Problem details: Please write out the lines of the data exactly, beginning with the first and ending with the line containing "plt.rcParams['lines.scale_dashes'] = False"; leave the pictures behind.
══════
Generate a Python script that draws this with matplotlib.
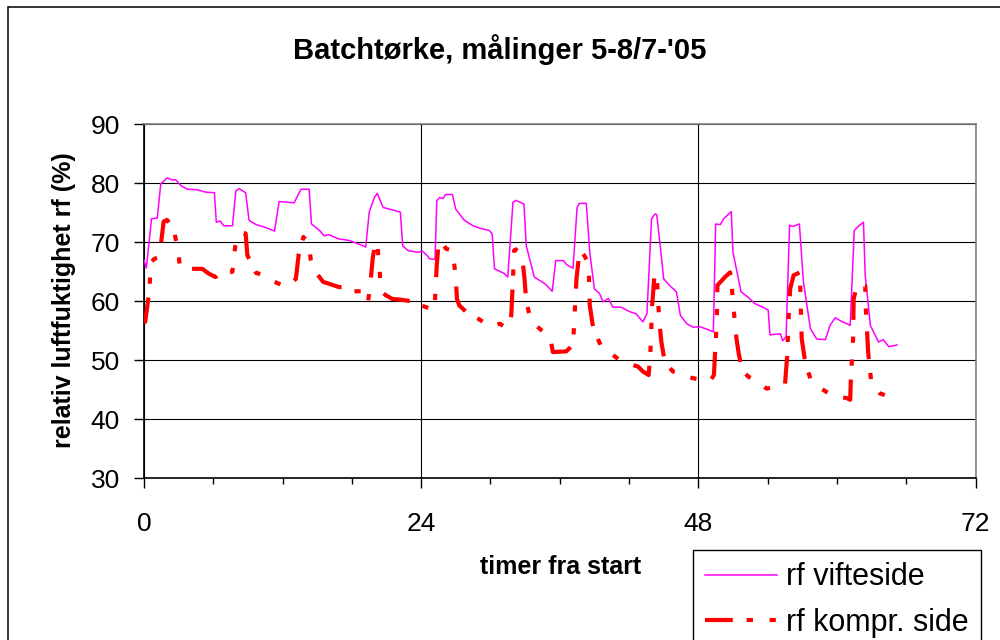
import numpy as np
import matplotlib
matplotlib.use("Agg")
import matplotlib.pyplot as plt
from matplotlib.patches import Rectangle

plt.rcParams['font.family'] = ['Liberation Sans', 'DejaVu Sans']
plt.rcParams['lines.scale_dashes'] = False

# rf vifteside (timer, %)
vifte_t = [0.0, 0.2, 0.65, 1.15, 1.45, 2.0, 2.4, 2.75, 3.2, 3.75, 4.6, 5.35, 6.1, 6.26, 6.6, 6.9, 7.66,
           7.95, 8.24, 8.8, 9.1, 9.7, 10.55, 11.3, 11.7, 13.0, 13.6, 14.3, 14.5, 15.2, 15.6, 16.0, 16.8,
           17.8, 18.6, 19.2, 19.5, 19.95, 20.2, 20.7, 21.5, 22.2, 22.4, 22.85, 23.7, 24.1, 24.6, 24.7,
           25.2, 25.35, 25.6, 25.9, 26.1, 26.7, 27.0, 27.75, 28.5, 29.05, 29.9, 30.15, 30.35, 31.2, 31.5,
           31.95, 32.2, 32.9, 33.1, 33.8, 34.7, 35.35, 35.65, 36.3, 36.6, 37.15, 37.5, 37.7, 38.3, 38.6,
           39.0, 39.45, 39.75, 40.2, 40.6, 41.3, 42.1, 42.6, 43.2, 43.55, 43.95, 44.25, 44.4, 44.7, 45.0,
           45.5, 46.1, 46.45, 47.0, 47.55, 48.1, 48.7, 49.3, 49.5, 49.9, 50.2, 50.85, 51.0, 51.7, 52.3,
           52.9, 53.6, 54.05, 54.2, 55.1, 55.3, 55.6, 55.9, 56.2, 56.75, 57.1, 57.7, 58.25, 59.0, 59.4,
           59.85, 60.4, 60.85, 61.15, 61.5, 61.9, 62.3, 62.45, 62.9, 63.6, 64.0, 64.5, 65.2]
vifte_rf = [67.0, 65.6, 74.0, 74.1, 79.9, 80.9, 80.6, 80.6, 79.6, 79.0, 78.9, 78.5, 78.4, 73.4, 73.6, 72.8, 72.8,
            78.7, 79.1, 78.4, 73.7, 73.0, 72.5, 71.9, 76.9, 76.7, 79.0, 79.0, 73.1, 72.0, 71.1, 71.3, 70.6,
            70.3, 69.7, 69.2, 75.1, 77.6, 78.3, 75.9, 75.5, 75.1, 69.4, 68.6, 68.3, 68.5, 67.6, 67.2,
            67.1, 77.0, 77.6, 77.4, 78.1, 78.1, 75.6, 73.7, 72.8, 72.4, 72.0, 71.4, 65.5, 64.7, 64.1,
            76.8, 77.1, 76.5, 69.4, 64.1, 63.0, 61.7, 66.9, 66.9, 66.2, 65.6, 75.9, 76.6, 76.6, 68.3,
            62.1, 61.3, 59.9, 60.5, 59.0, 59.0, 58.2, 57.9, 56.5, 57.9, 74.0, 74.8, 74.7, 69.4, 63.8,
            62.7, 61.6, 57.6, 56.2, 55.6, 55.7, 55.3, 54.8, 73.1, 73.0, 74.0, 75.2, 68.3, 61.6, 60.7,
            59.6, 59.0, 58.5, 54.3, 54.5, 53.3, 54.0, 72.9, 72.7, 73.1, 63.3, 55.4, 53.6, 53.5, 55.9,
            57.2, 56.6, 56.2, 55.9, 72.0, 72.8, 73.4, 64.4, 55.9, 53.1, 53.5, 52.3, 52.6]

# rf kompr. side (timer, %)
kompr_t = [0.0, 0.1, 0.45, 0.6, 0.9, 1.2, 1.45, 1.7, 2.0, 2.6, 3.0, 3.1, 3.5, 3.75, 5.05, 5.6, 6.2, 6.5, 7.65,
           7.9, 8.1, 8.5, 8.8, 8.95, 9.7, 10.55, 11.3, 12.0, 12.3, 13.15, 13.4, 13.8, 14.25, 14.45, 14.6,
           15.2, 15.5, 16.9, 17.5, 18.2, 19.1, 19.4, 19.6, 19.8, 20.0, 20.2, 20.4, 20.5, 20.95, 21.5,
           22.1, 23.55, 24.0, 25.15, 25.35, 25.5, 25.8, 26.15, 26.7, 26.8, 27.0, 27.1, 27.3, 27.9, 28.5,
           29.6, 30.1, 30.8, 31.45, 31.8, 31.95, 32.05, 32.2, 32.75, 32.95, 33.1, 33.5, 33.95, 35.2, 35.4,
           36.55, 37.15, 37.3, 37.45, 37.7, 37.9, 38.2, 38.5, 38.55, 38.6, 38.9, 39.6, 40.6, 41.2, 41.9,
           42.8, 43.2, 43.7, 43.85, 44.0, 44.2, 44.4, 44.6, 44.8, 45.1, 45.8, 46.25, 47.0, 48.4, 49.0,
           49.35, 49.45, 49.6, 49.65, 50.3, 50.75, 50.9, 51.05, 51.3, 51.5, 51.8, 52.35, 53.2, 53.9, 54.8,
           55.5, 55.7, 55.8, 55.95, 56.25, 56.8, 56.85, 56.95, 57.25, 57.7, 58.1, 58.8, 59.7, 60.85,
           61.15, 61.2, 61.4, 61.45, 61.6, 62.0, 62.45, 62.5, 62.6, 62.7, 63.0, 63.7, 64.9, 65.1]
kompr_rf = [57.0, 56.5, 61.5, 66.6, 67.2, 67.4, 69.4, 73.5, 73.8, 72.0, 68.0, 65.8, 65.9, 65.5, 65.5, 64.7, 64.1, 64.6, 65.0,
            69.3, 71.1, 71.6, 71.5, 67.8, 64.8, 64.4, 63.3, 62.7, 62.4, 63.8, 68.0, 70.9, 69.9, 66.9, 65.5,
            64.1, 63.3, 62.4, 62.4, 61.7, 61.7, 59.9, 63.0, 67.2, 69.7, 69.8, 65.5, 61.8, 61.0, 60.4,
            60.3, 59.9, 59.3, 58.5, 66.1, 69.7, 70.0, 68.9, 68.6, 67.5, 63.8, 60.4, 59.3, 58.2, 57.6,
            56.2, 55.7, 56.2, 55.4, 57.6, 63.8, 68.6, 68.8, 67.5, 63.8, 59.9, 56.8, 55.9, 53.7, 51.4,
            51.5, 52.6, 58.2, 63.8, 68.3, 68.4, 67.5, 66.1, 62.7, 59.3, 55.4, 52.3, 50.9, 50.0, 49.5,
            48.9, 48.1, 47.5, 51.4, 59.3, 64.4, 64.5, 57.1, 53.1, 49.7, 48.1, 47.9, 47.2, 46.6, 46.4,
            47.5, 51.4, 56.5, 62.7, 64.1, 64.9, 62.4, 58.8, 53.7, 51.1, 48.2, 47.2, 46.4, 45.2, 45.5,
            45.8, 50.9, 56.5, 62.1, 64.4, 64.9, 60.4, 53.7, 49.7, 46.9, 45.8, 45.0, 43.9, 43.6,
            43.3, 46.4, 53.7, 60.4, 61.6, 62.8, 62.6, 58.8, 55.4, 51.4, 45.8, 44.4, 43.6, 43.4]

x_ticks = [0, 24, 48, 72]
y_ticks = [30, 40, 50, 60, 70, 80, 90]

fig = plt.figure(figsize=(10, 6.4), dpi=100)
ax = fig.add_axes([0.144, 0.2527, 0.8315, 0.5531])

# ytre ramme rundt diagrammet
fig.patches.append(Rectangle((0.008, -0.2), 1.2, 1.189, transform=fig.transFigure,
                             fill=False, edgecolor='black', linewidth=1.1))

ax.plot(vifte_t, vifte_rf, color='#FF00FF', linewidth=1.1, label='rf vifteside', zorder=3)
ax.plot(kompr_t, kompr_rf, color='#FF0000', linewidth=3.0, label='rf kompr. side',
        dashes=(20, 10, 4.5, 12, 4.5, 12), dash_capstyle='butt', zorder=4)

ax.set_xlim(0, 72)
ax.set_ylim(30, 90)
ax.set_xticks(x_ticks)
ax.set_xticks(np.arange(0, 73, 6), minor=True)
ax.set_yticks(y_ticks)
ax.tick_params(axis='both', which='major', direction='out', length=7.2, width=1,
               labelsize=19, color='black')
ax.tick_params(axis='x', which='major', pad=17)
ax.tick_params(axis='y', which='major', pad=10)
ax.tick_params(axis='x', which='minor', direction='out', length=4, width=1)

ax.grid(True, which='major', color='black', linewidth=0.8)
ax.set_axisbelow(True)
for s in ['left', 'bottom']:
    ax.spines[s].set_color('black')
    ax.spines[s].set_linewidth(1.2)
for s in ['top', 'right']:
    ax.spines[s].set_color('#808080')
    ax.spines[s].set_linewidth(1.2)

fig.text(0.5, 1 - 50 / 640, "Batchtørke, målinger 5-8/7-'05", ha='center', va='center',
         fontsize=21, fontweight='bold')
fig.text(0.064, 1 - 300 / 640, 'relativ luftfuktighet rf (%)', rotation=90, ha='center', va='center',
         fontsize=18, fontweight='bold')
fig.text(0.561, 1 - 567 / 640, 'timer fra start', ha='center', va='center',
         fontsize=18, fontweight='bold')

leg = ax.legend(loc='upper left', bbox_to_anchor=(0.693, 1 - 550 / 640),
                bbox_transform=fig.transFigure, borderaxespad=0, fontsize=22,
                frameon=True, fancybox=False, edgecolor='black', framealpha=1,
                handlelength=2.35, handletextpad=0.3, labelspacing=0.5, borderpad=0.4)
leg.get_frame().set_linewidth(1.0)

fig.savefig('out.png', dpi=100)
══════
Reply:
Generate a Python script that draws this with matplotlib.
import numpy as np
import matplotlib
matplotlib.use("Agg")
import matplotlib.pyplot as plt
from matplotlib.patches import Rectangle

plt.rcParams['font.family'] = ['Liberation Sans', 'DejaVu Sans']
plt.rcParams['lines.scale_dashes'] = False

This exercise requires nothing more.